The addition of fly ash particles reduces the hardness and resistance to erosion compared to
the cast, rheologically treated alloy. ECAP increases the hardness of the alloy, and especially
the hardness of the composite. After the second extrusion, the hardness of the alloy and
composite is equal. Whit very high coefficients of determination (R
2 ≈ 1), a significant influence of load on the measured values of microhardness of the samples was confirmed.The hardness
of the alloy and composite with 6 % FA in the as-cast condition, decreases with the increase of
the test load, which is defined as the normal Indentation Size Effect (ISE). Angularly extruded
specimens have a Reverse Indentation Size Effect (RISE).
Applying ECAP generally increases solid particle erosion resistance.
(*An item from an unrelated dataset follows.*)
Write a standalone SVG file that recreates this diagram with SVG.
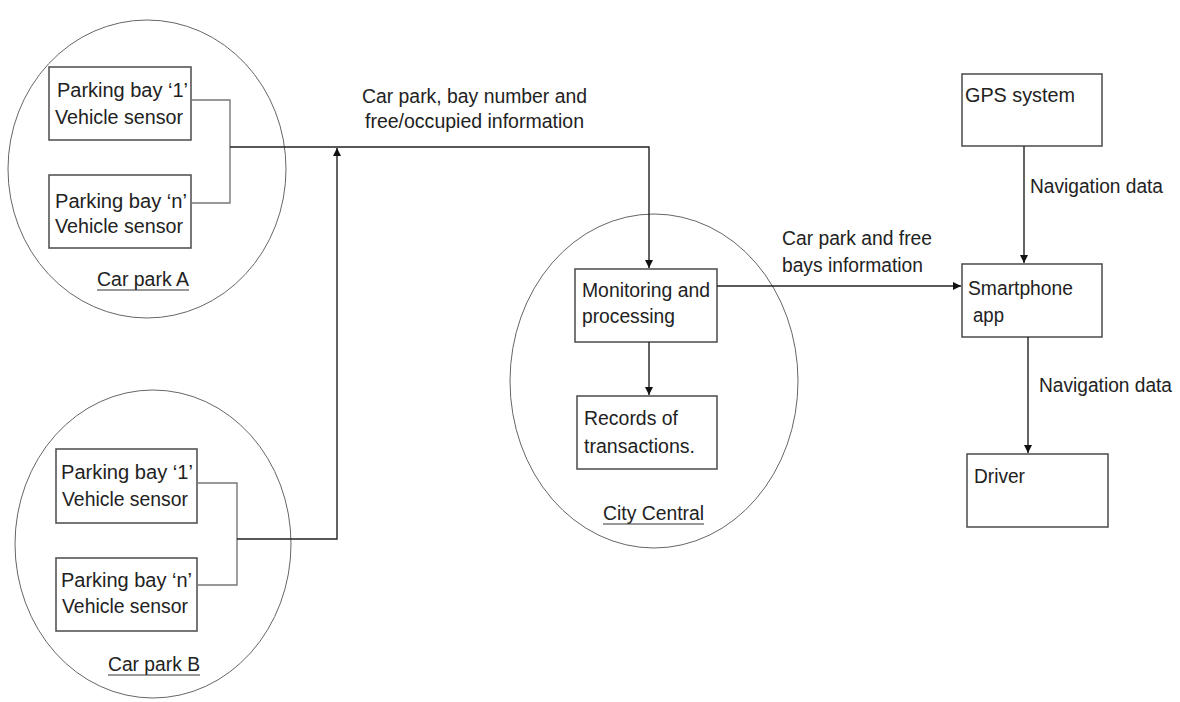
<svg xmlns="http://www.w3.org/2000/svg" width="1180" height="702" viewBox="0 0 1180 702">
  <style>
    .zone { fill: none; stroke: #666; stroke-width: 1; }
    .box { fill: #fff; stroke: #555; stroke-width: 1.6; }
    .txt { font-family: "Liberation Sans", Arial, sans-serif; font-size: 20px; fill: #222; }
    .ul { stroke: #333; stroke-width: 1.2; }
    .link { fill: none; stroke: #222; stroke-width: 1.4; }
    .tap { fill: none; stroke: #777; stroke-width: 1.4; }
  </style>
  <defs>
    <marker id="arrow" viewBox="0 0 10 10" refX="10" refY="5" markerWidth="8" markerHeight="8" markerUnits="userSpaceOnUse" orient="auto">
      <path d="M0,0 L10,5 L0,10 z" fill="#111"/>
    </marker>
  </defs>
  <rect width="1180" height="702" fill="#fff"/>

  <!-- Car park A -->
  <g id="carParkA">
    <ellipse class="zone" cx="147" cy="169" rx="139" ry="149"/>
    <text class="txt" x="97" y="286" textLength="92" lengthAdjust="spacingAndGlyphs">Car park A</text>
    <line class="ul" x1="97" y1="290" x2="189" y2="290"/>
  </g>
  <g id="sensorA1">
    <rect class="box" x="49" y="67" width="142" height="73"/>
    <text class="txt" x="57" y="97" textLength="131" lengthAdjust="spacingAndGlyphs">Parking bay ‘1’</text>
    <text class="txt" x="55" y="124" textLength="128" lengthAdjust="spacingAndGlyphs">Vehicle sensor</text>
  </g>
  <g id="sensorAn">
    <rect class="box" x="49" y="175" width="142" height="73"/>
    <text class="txt" x="55" y="208" textLength="132" lengthAdjust="spacingAndGlyphs">Parking bay ‘n’</text>
    <text class="txt" x="55" y="233" textLength="128" lengthAdjust="spacingAndGlyphs">Vehicle sensor</text>
  </g>

  <!-- Car park B -->
  <g id="carParkB">
    <ellipse class="zone" cx="153" cy="544" rx="138" ry="154"/>
    <text class="txt" x="108" y="671" textLength="92" lengthAdjust="spacingAndGlyphs">Car park B</text>
    <line class="ul" x1="108" y1="675" x2="200" y2="675"/>
  </g>
  <g id="sensorB1">
    <rect class="box" x="56" y="449" width="141" height="74"/>
    <text class="txt" x="61" y="479" textLength="132" lengthAdjust="spacingAndGlyphs">Parking bay ‘1’</text>
    <text class="txt" x="62" y="506" textLength="126" lengthAdjust="spacingAndGlyphs">Vehicle sensor</text>
  </g>
  <g id="sensorBn">
    <rect class="box" x="56" y="558" width="141" height="73"/>
    <text class="txt" x="61" y="587" textLength="131" lengthAdjust="spacingAndGlyphs">Parking bay ‘n’</text>
    <text class="txt" x="62" y="613" textLength="126" lengthAdjust="spacingAndGlyphs">Vehicle sensor</text>
  </g>

  <!-- City Central -->
  <g id="cityCentral">
    <ellipse class="zone" cx="654" cy="381" rx="144" ry="167"/>
    <text class="txt" x="603" y="520" textLength="101" lengthAdjust="spacingAndGlyphs">City Central</text>
    <line class="ul" x1="603" y1="524" x2="704" y2="524"/>
  </g>
  <g id="monitoring">
    <rect class="box" x="575" y="269" width="142" height="73"/>
    <text class="txt" x="582" y="297" textLength="128" lengthAdjust="spacingAndGlyphs">Monitoring and</text>
    <text class="txt" x="582" y="323" textLength="93" lengthAdjust="spacingAndGlyphs">processing</text>
  </g>
  <g id="records">
    <rect class="box" x="577" y="396" width="140" height="73"/>
    <text class="txt" x="584" y="425" textLength="94" lengthAdjust="spacingAndGlyphs">Records of</text>
    <text class="txt" x="584" y="453" textLength="111" lengthAdjust="spacingAndGlyphs">transactions.</text>
  </g>

  <!-- Navigation side -->
  <g id="gps">
    <rect class="box" x="962" y="74" width="140" height="72"/>
    <text class="txt" x="965" y="102" textLength="110" lengthAdjust="spacingAndGlyphs">GPS system</text>
  </g>
  <g id="smartphone">
    <rect class="box" x="962" y="264" width="140" height="73"/>
    <text class="txt" x="968" y="295" textLength="105" lengthAdjust="spacingAndGlyphs">Smartphone</text>
    <text class="txt" x="973" y="322" textLength="31" lengthAdjust="spacingAndGlyphs">app</text>
  </g>
  <g id="driver">
    <rect class="box" x="967" y="454" width="141" height="73"/>
    <text class="txt" x="974" y="483" textLength="51" lengthAdjust="spacingAndGlyphs">Driver</text>
  </g>

  <!-- Connectors and their labels -->
  <g id="connectors">
    <path class="tap" d="M191,100 H230 V203 H191"/>
    <path class="tap" d="M197,483 H237 V585 H197"/>
    <path class="link" d="M230,147 H649 V268" marker-end="url(#arrow)"/>
    <path class="link" d="M237,539 H337 V148" marker-end="url(#arrow)"/>
    <path class="link" d="M649,342 V395" marker-end="url(#arrow)"/>
    <path class="link" d="M717,286 H961" marker-end="url(#arrow)"/>
    <path class="link" d="M1024,146 V263" marker-end="url(#arrow)"/>
    <path class="link" d="M1028,337 V453" marker-end="url(#arrow)"/>

    <text class="txt" x="362" y="103" textLength="225" lengthAdjust="spacingAndGlyphs">Car park, bay number and</text>
    <text class="txt" x="365" y="128" textLength="219" lengthAdjust="spacingAndGlyphs">free/occupied information</text>
    <text class="txt" x="782" y="245" textLength="150" lengthAdjust="spacingAndGlyphs">Car park and free</text>
    <text class="txt" x="782" y="272" textLength="141" lengthAdjust="spacingAndGlyphs">bays information</text>
    <text class="txt" x="1030" y="193" textLength="133" lengthAdjust="spacingAndGlyphs">Navigation data</text>
    <text class="txt" x="1039" y="392" textLength="133" lengthAdjust="spacingAndGlyphs">Navigation data</text>
  </g>
</svg>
On the SEM images,
signs of wear characteristic of certain impact erodent angles were observed. For an angle of
90°, cavities were observed due to the "falling out" of particles and slight indentations caused
by plastic deformation, which indicates surface fatigue. For an angle of 30°, micro-ploughing,
and volume displacement were observed in the direction of the erodent movement, which
indicates an abrasive wear mechanism.
Linear regression analyses showed that there was a very strong negative linear relationship
between hardness and volume loss at the solid particle erosion wear at an impact angle of 30°,
where the dominant wear mechanism is abrasion. In the case of composites with 6 % FA, the
mutual dependence of hardness and resistance to impact erosion was also established (impact
90°), while in the case of non-reinforced alloy and composites with 4 % FA, the observed values
are not correlated.
Considering all the results, it can be concluded that the main goals of the work have been
achieved and the hypothesis was confirmed. It is possible to prepare a composite with an
aluminium matrix reinforced with FA and to improve its properties by multiple ECAP passes. |